Pascal Charpentier
LBMA

La défaillance récente du système de livraison du marché des métaux de Londres (LBMA) me rappelle mon naufrage sur le lac des Trois Doigts il y a deux ans.

Une chaloupe que je laissais sur ce lac avait perdu depuis longtemps sa capacité à flotter adéquatement. Mais avec une bonne écope, je pouvais encore l’utiliser. Malheureusement, cette journée-là, j’avais oublié mon écope! Sachant que l’eau ne s’accumulait que très lentement dans le bateau, j’ai quand même pris la décision de partir pêcher à bord de cette chaloupe. Ce que j’avais sous-estimé, c’est que plus l’eau allait rentrer, plus la pression allait être forte sur le débit de l’eau qui entrait. Concentré sur les 5 belles truites que je venais d’attraper, je ne me suis pas rendu compte que l’arrière de la chaloupe se remplissait à une vitesse inhabituelle… À ma stupéfaction, en l’espace de quelques secondes, je me suis retrouvé complètement submergé jusqu’au cou.

LBMA prend l’eau!

Lorsque je regarde ce qui se passe sur le plus important marché des métaux, le LBMA, j’ai aussi l’impression de voir un bateau qui prend l’eau mais qui a toujours réussi à rester à flots malgré les fuites. Mon écope est l’équivalent du métal que le marché de Londres pouvait livrer jusqu’à maintenant et qui réussissait à répondre à la demande (l’eau qui entre dans le bateau). Tant que les demandes de livraison demeuraient l’exception, Londres était en mesure de livrer sans problème. Mais la pression exercée sur le navire anglais est immense puisqu’il y a environ 100 fois plus de contrats en vigueur que de métal accessible sur demande. Et les réserves de métaux n’ont pas été conçues pour répondre à une augmentation importante des demandes de livraison.

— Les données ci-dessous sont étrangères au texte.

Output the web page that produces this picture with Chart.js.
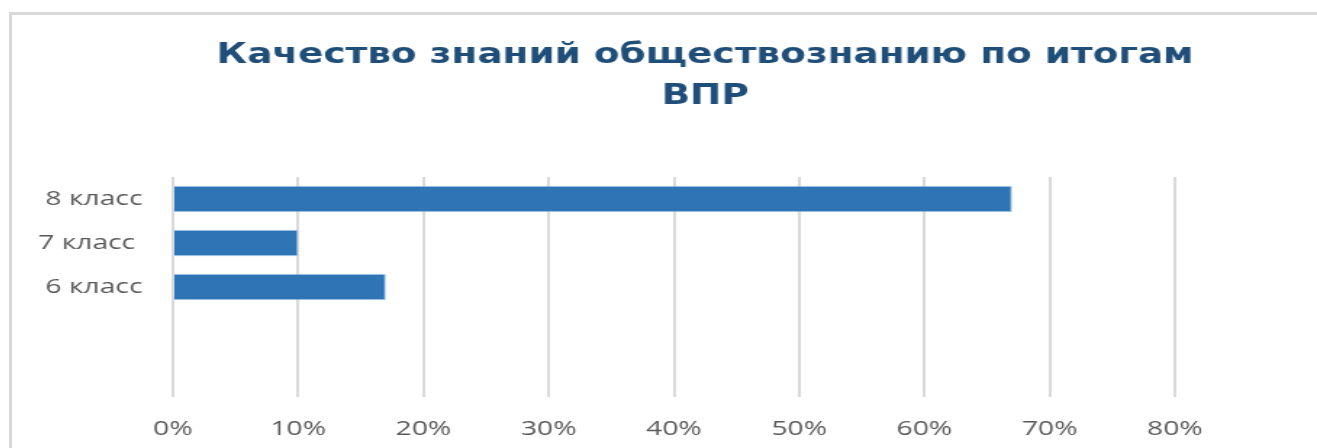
<!DOCTYPE html>
<html>
<head>
<meta charset="utf-8">
<script src="https://cdn.jsdelivr.net/npm/chart.js@4/dist/chart.umd.min.js"></script>
<style>
  html, body { margin: 0; padding: 0; background: #fff; overflow: hidden; width: 1317px; height: 448px; }
  #frame { position: absolute; left: 9px; top: 12px; width: 1400px; height: 460px;
           border-left: 3px solid #d9d9d9; border-top: 3px solid #d9d9d9; background: #fff; }
  #stretch { position: absolute; left: 0; top: 0; transform-origin: 0 0; transform: scaleX(1.45); }
</style>
</head>
<body>
<div id="frame"><div id="stretch"><canvas id="c" width="956" height="433"></canvas></div></div>
<script>
const titleLines = ['Качество знаний обществознанию по итогам', 'ВПР'];
const categories = ['8 класс', '7 класс ', '6 класс', '', ''];
const values = [67, 10, 17, null, null];
const tickLabels = ['0%', '10%', '20%', '30%', '40%', '50%', '60%', '70%', '80%'];

const ctx = document.getElementById('c');
new Chart(ctx, {
  type: 'bar',
  data: {
    labels: categories,
    datasets: [{
      data: values,
      backgroundColor: '#2E75B6',
      borderColor: 'rgba(157,195,230,0.9)',
      borderWidth: 1,
      barPercentage: 0.6,
      categoryPercentage: 1.0
    }]
  },
  options: {
    indexAxis: 'y',
    responsive: false,
    animation: false,
    devicePixelRatio: 1,
    layout: { padding: 0 },
    plugins: {
      legend: { display: false },
      tooltip: { enabled: false },
      title: {
        display: true,
        text: titleLines,
        color: '#1F4E79',
        font: { family: "'Liberation Sans Narrow', 'DejaVu Sans Condensed', Roboto, sans-serif", size: 28.7, weight: 'bold', lineHeight: 41/28.7 },
        padding: { top: 20.5, bottom: 59.5 }
      }
    },
    scales: {
      x: {
        type: 'linear',
        position: 'bottom',
        min: 0, max: 80,
        ticks: {
          stepSize: 10,
          color: '#595959',
          padding: 21,
          font: { family: "'Open Sans', sans-serif", size: 19.5 },
          callback: (v, i) => tickLabels[Math.round(v / 10)]
        },
        grid: { color: '#d9d9d9', lineWidth: 2, drawTicks: false },
        border: { display: false },
        afterFit: (s) => { s.height = 51; }
      },
      y: {
        type: 'category',
        position: 'left',
        ticks: {
          color: '#595959',
          padding: 21,
          font: { family: "'Open Sans', sans-serif", size: 19.5 }
        },
        grid: { display: false, drawTicks: false },
        border: { display: false },
        afterFit: (s) => { s.width = 111; }
      },
      yRight: {
        type: 'category',
        position: 'right',
        display: true,
        ticks: { display: false },
        grid: { display: false, drawTicks: false },
        border: { display: false },
        afterFit: (s) => { s.width = 154; }
      }
    }
  }
});
</script>
</body>
</html>
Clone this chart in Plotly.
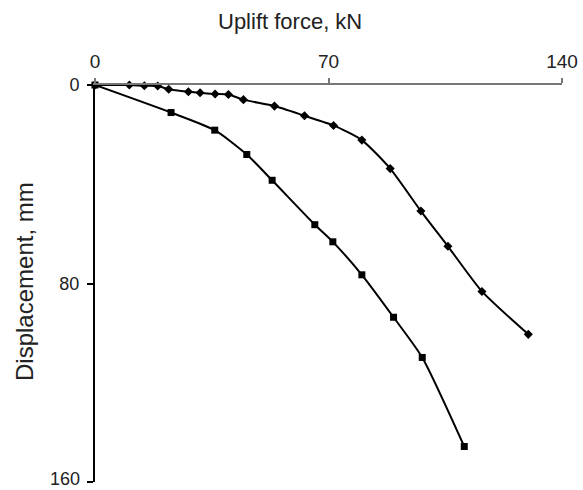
import plotly.graph_objects as go

# Series A (diamond markers)
force_a = [0, 10.3, 14.8, 18.8, 22.1, 28.0, 31.5, 36.0, 40.0, 44.5, 53.8, 62.8, 71.5, 80.0, 88.5, 97.7, 105.8, 116.0, 129.9]
disp_a = [0, 0, 0.3, 0.4, 1.7, 2.7, 3.1, 3.6, 3.8, 5.9, 8.5, 12.4, 16.3, 22.2, 33.7, 50.8, 65.0, 83.2, 100.5]

# Series B (square markers)
force_b = [0, 22.8, 35.9, 45.5, 53.1, 65.9, 71.3, 80.0, 89.5, 98.1, 110.7]
disp_b = [0, 11.1, 18.2, 28.0, 38.4, 56.3, 63.2, 76.5, 93.6, 109.8, 145.7]

x_ticks = [0, 70, 140]
y_ticks = [0, 80, 160]

FONT = "Liberation Sans, Arial, sans-serif"

fig = go.Figure()
fig.add_trace(go.Scatter(
    x=force_a, y=disp_a, mode="lines+markers",
    line=dict(color="black", width=2, shape="spline", smoothing=0.6),
    marker=dict(symbol="diamond", size=7, color="black"),
    cliponaxis=False, showlegend=False))
fig.add_trace(go.Scatter(
    x=force_b, y=disp_b, mode="lines+markers",
    line=dict(color="black", width=2, shape="spline", smoothing=0.6),
    marker=dict(symbol="square", size=7, color="black"),
    cliponaxis=False, showlegend=False))

# last y tick label drawn as an annotation so it stays inside the page
y_ticktext = [str(v) for v in y_ticks[:-1]] + [""]

fig.update_layout(
    width=583, height=490,
    margin=dict(l=95, r=21, t=85, b=8),
    plot_bgcolor="white", paper_bgcolor="white",
    font=dict(family=FONT, size=19, color="#222"),
    xaxis=dict(
        side="top", range=[0, 140], tickvals=x_ticks, ticktext=[str(v) for v in x_ticks],
        showgrid=False, zeroline=False, showline=True, linecolor="#777", linewidth=1.5,
        ticks="outside", ticklen=5, tickcolor="#777", tickwidth=1.5,
        tickfont=dict(size=19), ticklabeloverflow="allow", ticklabelstandoff=3,
        automargin=False),
    yaxis=dict(
        range=[160, 0], tickvals=y_ticks, ticktext=y_ticktext,
        showgrid=False, zeroline=False, showline=True, linecolor="black", linewidth=2,
        ticks="outside", ticklen=6, tickcolor="black", tickwidth=1.5,
        tickfont=dict(size=18), ticklabeloverflow="allow", ticklabelstandoff=4,
        automargin=False),
    annotations=[
        dict(text="Uplift force, kN", x=290, y=21, xref="paper", yref="paper",
             xanchor="center", yanchor="middle",
             showarrow=False, font=dict(size=22, family=FONT, color="#222")),
        dict(text="Displacement, mm", x=24, y=282, xref="paper", yref="paper",
             xanchor="center", yanchor="middle",
             showarrow=False, textangle=-90, font=dict(size=24, family=FONT, color="#222")),
        dict(text=str(y_ticks[-1]), x=81, y=490, xref="paper", yref="paper",
             xanchor="right", yanchor="bottom", borderpad=0,
             showarrow=False, font=dict(size=18, family=FONT, color="#222")),
    ],
)

# convert pixel positions of annotations to paper coordinates
pw = 583 - 95 - 21
ph = 490 - 85 - 8
for a in fig.layout.annotations:
    px, py = a.x, a.y
    a.x = (px - 95) / pw
    a.y = 1 - (py - 85) / ph

fig.write_html("out.html")
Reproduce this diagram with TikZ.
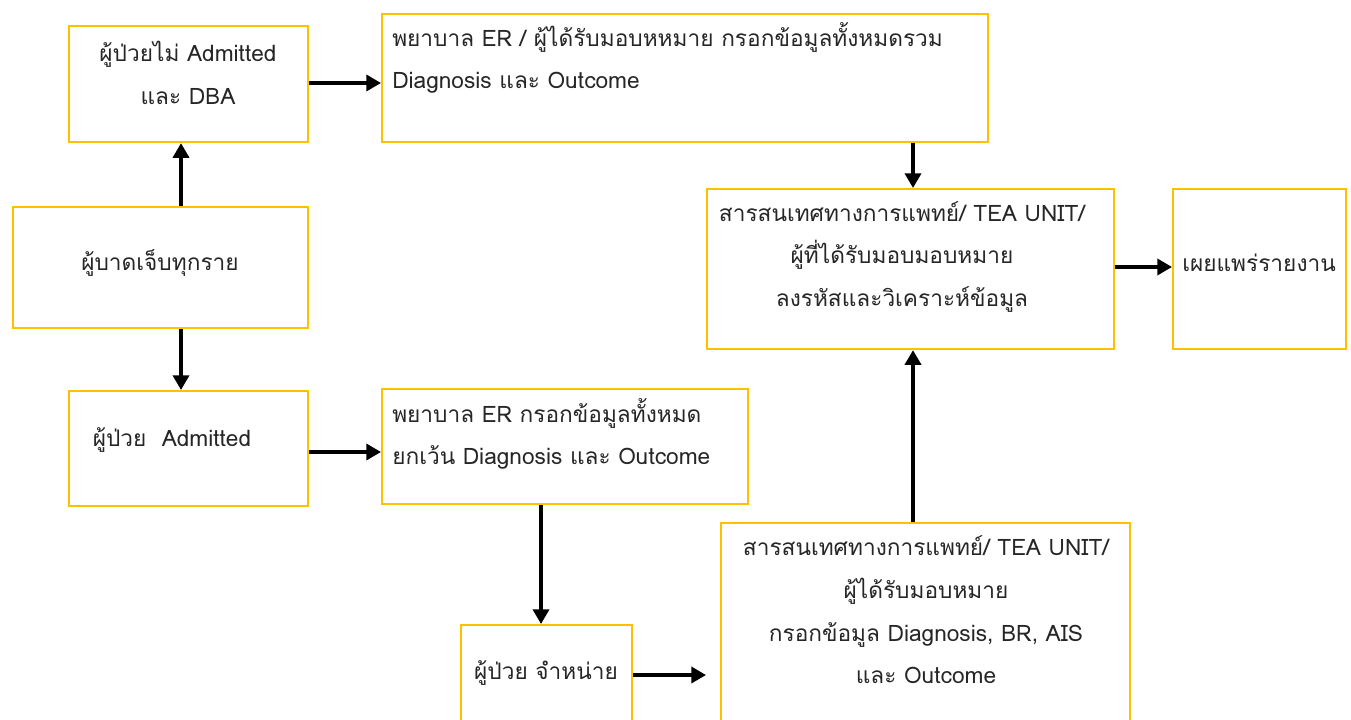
\documentclass[tikz,border=0pt]{standalone}
\usepackage{fontspec}
\setmainfont[Script=Thai]{Loma}
\usetikzlibrary{arrows.meta}
\definecolor{boxgold}{HTML}{FFC000}
\begin{document}
\begin{tikzpicture}[x=0.75pt,y=-0.75pt,
  box/.style={draw=boxgold,line width=1.6pt,inner sep=0pt},
  txt/.style={inner sep=0pt,font=\fontsize{17}{32}\selectfont,text=black!85},
  conn/.style={line width=2.6pt,-{Triangle[length=11pt,width=12pt]}}]
\useasboundingbox (0,0) rectangle (1351,720);
% boxes
\node[box,minimum width=239*0.75pt,minimum height=116*0.75pt,anchor=north west] (A) at (68,25) {};
\node[box,minimum width=606*0.75pt,minimum height=128*0.75pt,anchor=north west] (B) at (381,13) {};
\node[box,minimum width=295*0.75pt,minimum height=121*0.75pt,anchor=north west] (C) at (12,206) {};
\node[box,minimum width=239*0.75pt,minimum height=115*0.75pt,anchor=north west] (D) at (68,390) {};
\node[box,minimum width=366*0.75pt,minimum height=115*0.75pt,anchor=north west] (E) at (381,388) {};
\node[box,minimum width=407*0.75pt,minimum height=160*0.75pt,anchor=north west] (F) at (706,188) {};
\node[box,minimum width=173*0.75pt,minimum height=160*0.75pt,anchor=north west] (G) at (1172,188) {};
\node[box,minimum width=171*0.75pt,minimum height=110*0.75pt,anchor=north west] (H) at (460,624) {};
\node[box,minimum width=409*0.75pt,minimum height=210*0.75pt,anchor=north west] (I) at (720,522) {};
% texts
\node[txt,align=center] (tA) at (188,73) {ผู้ป่วยไม่ Admitted\\และ DBA};
\node[txt,align=left,anchor=west] (tB) at (392,58) {พยาบาล ER / ผู้ได้รับมอบหหมาย กรอกข้อมูลทั้งหมดรวม\\Diagnosis และ Outcome};
\node[txt] (tC) at (160,263) {ผู้บาดเจ็บทุกราย};
\node[txt] (tD) at (172,440) {ผู้ป่วย\ \ Admitted};
\node[txt,align=left,anchor=west] (tE) at (392,434) {พยาบาล ER กรอกข้อมูลทั้งหมด\\ยกเว้น Diagnosis และ Outcome};
\node[txt,align=center] (tF) at (902,257) {สารสนเทศทางการแพทย์/ TEA UNIT/\\ผู้ที่ได้รับมอบมอบหมาย\\ลงรหัสและวิเคราะห์ข้อมูล};
\node[txt] (tG) at (1259,263) {เผยแพร่รายงาน};
\node[txt] (tH) at (546,673) {ผู้ป่วย จำหน่าย};
\node[txt,align=center] (tI) at (926,610) {สารสนเทศทางการแพทย์/ TEA UNIT/\\ผู้ได้รับมอบหมาย\\กรอกข้อมูล Diagnosis, BR, AIS\\และ Outcome};
% connectors
\draw[conn] (C.north -| 181,0) -- (A.south -| 181,0);
\draw[conn] (C.south -| 181,0) -- (D.north -| 181,0);
\draw[conn] (A.east |- 0,83) -- (B.west |- 0,83);
\draw[conn] (B.south -| 913,0) -- (F.north -| 913,0);
\draw[conn] (D.east |- 0,452) -- (E.west |- 0,452);
\draw[conn] (E.south -| 541,0) -- (H.north -| 541,0);
\draw[conn,shorten >=10.5pt] (H.east |- 0,675) -- (I.west |- 0,675);
\draw[conn] (I.north -| 913,0) -- (F.south -| 913,0);
\draw[conn] (F.east |- 0,267) -- (G.west |- 0,267);
\end{tikzpicture}
\end{document}
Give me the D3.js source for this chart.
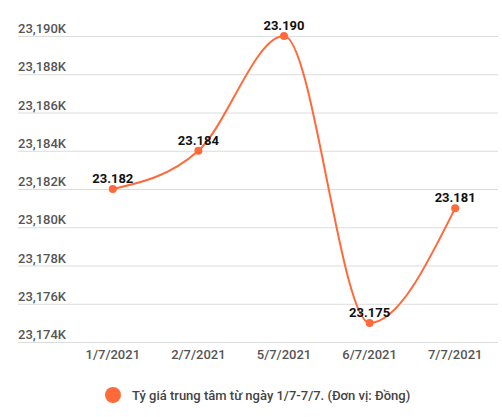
<!DOCTYPE html>
<html>
<head>
<meta charset="utf-8">
<script src="https://cdn.jsdelivr.net/npm/d3@7"></script>
<style>
  body { margin: 0; background: #fff; }
  svg { display: block; font-family: Roboto, "Noto Sans", sans-serif; }
</style>
</head>
<body>
<div id="container"><svg></svg></div>
<script>
'use strict';

var dates = ["1/7/2021", "2/7/2021", "5/7/2021", "6/7/2021", "7/7/2021"];
var rates = [23182, 23184, 23190, 23175, 23181];
var rateLabels = ["23.182", "23.184", "23.190", "23.175", "23.181"];
var yTicks = [23174, 23176, 23178, 23180, 23182, 23184, 23186, 23188, 23190];
var seriesName = "Tỷ giá trung tâm từ ngày 1/7-7/7. (Đơn vị: Đồng)";

var width = 502, height = 417;
var orange = "#ff6a3a";

var svg = d3.select("svg").attr("width", width).attr("height", height);

var x = d3.scalePoint().domain(dates).range([70, 498]).padding(0.5);
var y = d3.scaleLinear().domain([23174, 23190]).range([342, 36]);

// gridlines + y labels
var grid = svg.append("g").attr("class", "grid");
grid.selectAll("line").data(yTicks).enter().append("line")
  .attr("x1", 18).attr("x2", 498)
  .attr("y1", function (d) { return y(d) + 0.5; })
  .attr("y2", function (d) { return y(d) + 0.5; })
  .attr("stroke", "#dcdcdc").attr("stroke-width", 1);

grid.selectAll("text").data(yTicks).enter().append("text")
  .attr("x", 18)
  .attr("y", function (d) { return y(d) - 3; })
  .attr("font-size", 13).attr("font-weight", 500).attr("fill", "#555")
  .text(function (d) { return d3.format(",")(d) + "K"; });

// x labels
svg.append("g").selectAll("text").data(dates).enter().append("text")
  .attr("x", function (d) { return x(d); })
  .attr("y", 359)
  .attr("text-anchor", "middle")
  .attr("font-size", 13).attr("font-weight", 500).attr("fill", "#555")
  .text(function (d) { return d; });

// line
var line = d3.line()
  .x(function (d, i) { return x(dates[i]); })
  .y(function (d) { return y(d); })
  .curve(d3.curveMonotoneX);

svg.append("path").datum(rates)
  .attr("d", line)
  .attr("fill", "none")
  .attr("stroke", orange)
  .attr("stroke-width", 2);

svg.append("g").selectAll("circle").data(rates).enter().append("circle")
  .attr("cx", function (d, i) { return x(dates[i]); })
  .attr("cy", function (d) { return y(d); })
  .attr("r", 4)
  .attr("fill", orange);

// value labels
svg.append("g").selectAll("text").data(rates).enter().append("text")
  .attr("x", function (d, i) { return x(dates[i]); })
  .attr("y", function (d) { return y(d) - 6; })
  .attr("text-anchor", "middle")
  .attr("font-size", 13).attr("font-weight", 700).attr("fill", "#111")
  .text(function (d, i) { return rateLabels[i]; });

// legend
var legend = svg.append("g");
legend.append("circle").attr("cx", 113).attr("cy", 395).attr("r", 8).attr("fill", orange);
legend.append("text").attr("x", 132).attr("y", 400)
  .attr("font-size", 13).attr("font-weight", 500).attr("fill", "#444")
  .text(seriesName);
</script>
</body>
</html>
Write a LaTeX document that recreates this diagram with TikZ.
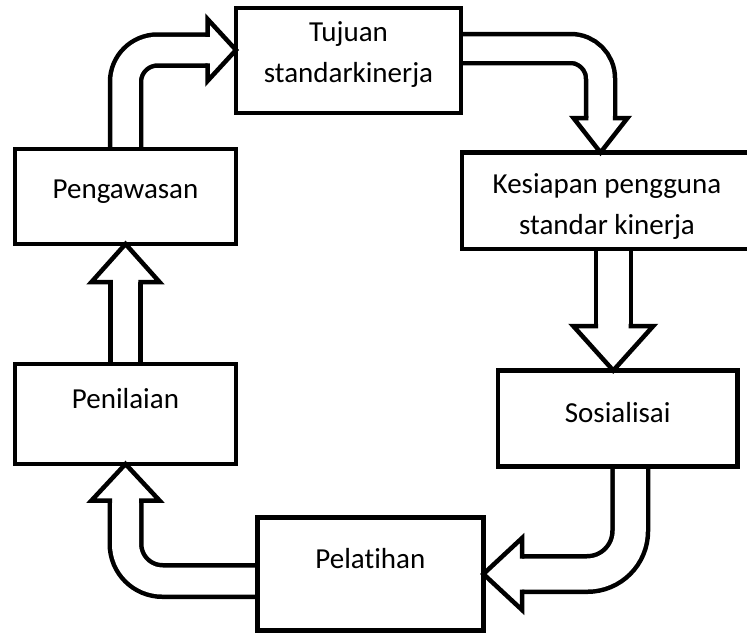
\documentclass[tikz,border=0pt]{standalone}
\usepackage{fontspec}
\setmainfont{Carlito}[Ligatures=NoCommon]
\usetikzlibrary{backgrounds}

\begin{document}
\begin{tikzpicture}[
    x=1pt, y=-1pt,
    line width=4.5pt,
    box/.style={draw, rectangle, outer sep=0pt, inner sep=0pt},
    boxtext/.style={align=center, font=\fontsize{29}{38}\selectfont},
    blockshaft/.style={double=white, double distance=#1, line width=4.5pt},
    % wing half width / length / half gap of the shaft
    pics/blockhead/.style n args={3}{code={
        \fill[white] (0,-#1) -- (#2,0) -- (0,#1) -- cycle;
        \draw[line width=4.5pt, line join=miter] (0,-#3) -- (0,-#1) -- (#2,0) -- (0,#1) -- (0,#3);
    }}
]
\useasboundingbox (0,0) rectangle (747,633);

\node[box, minimum width=225pt, minimum height=105pt,
      label={[boxtext, yshift=5.5pt]center:Tujuan\\[3pt]standarkinerja}] (tujuan) at (348.5, 60.5) {};
\node[box, minimum width=221pt, minimum height=95pt,
      label={[boxtext, yshift=5pt]center:Pengawasan}] (pengawasan) at (125.5, 196.5) {};
\node[box, minimum width=290pt, minimum height=96.5pt,
      label={[boxtext, yshift=-5.5pt]center:Kesiapan pengguna\\[3pt]standar kinerja}] (kesiapan) at (607, 200.75) {};
\node[box, minimum width=239.5pt, minimum height=96pt,
      label={[boxtext, yshift=6pt]center:Sosialisai}] (sosialisai) at (617.75, 418.5) {};
\node[box, minimum width=221pt, minimum height=100pt,
      label={[boxtext, yshift=15pt]center:Penilaian}] (penilaian) at (125.5, 414) {};
\node[box, minimum width=226pt, minimum height=113pt,
      label={[boxtext, yshift=15pt]center:Pelatihan}] (pelatihan) at (370.4, 574) {};

\coordinate (tip1) at ([yshift=10.5pt]tujuan.west);
\coordinate (tip2) at ([xshift=-6.5pt]kesiapan.north);
\coordinate (tip3) at ([xshift=-4.5pt]sosialisai.north);
\coordinate (tip4) at (pelatihan.east);
\coordinate (tip5) at (penilaian.south);
\coordinate (tip6) at (pengawasan.south);

% -- block arrows round the cycle --
\begin{scope}[on background layer]
  \draw[blockshaft=26.5pt, rounded corners=32pt] (pengawasan.north) |- ([xshift=-26.25pt]tip1);
  \pic at ([xshift=-28.5pt]tip1) {blockhead={31}{28.5}{13.25}};

  \draw[blockshaft=24.5pt, rounded corners=30pt] ([yshift=12pt]tujuan.east) -| ([yshift=32.25pt]tip2);
  \pic[rotate=-90] at ([yshift=34.5pt]tip2) {blockhead={27}{34.5}{12.25}};

  \draw[blockshaft=30.5pt] (tip3 |- kesiapan.south) -- ([yshift=42.25pt]tip3);
  \pic[rotate=-90] at ([yshift=44.5pt]tip3) {blockhead={40}{44.5}{15.25}};

  \draw[blockshaft=31pt, rounded corners=43pt] ([xshift=12.5pt]sosialisai.south) |- ([xshift=36.45pt]tip4);
  \pic[rotate=180] at ([xshift=38.7pt]tip4) {blockhead={36}{38.7}{15.5}};

  \draw[blockshaft=27pt, rounded corners=37pt] ([yshift=-7pt]pelatihan.west) -| ([yshift=-34.25pt]tip5);
  \pic[rotate=90] at ([yshift=-36.5pt]tip5) {blockhead={34}{36.5}{13.5}};

  \draw[blockshaft=25.5pt] (penilaian.north) -- ([yshift=-35.75pt]tip6);
  \pic[rotate=90] at ([yshift=-38pt]tip6) {blockhead={34}{38}{12.75}};
\end{scope}

\end{tikzpicture}
\end{document}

Pourtant, la capacité du LBMA de livrer le métal est essentielle pour soutenir la confiance des investisseurs dans le marché des contrats. Jusqu’à tout dernièrement, on pouvait se faire livrer dans un délai de 3 jours. Or, le mois dernier, on a annoncé que les prochains délais seraient de 60 jours. Depuis que le soupçon règne sur la capacité réelle du LBMA de livrer les métaux, les demandes de livraison explosent chez les détenteurs de contrats. Ces demandes sont désormais en train de se retourner contre le navire-amiral, comme l’eau dans ma chaloupe.

Quelles conséquences pour un éventuel naufrage?

À mon avis, le fait que la LBMA ne soit plus en mesure de livrer vient de tout faire basculer. Cela prendrait 10 fois plus de lingots pour récupérer les dégâts à court terme. Mais comme ils n’en ont probablement plus de disponible, c’est un navire à la dérive. Le manque d’accessibilité de métaux pour les détenteurs de contrats précipite petit à petit ce marché vers un naufrage. Sera-t-il aussi soudain que celui de ma chaloupe? Le naufrage de ce marché qui a su manipuler les prix sur l’or et l’argent pendant des décennies propulsera la valeur de l’or, et encore plus celle de l’argent, à un niveau jamais vu jusqu’à présent. Dans un futur proche, la LBMA pourrait ne plus être qu’un vestige du passé dans le fond de l’eau.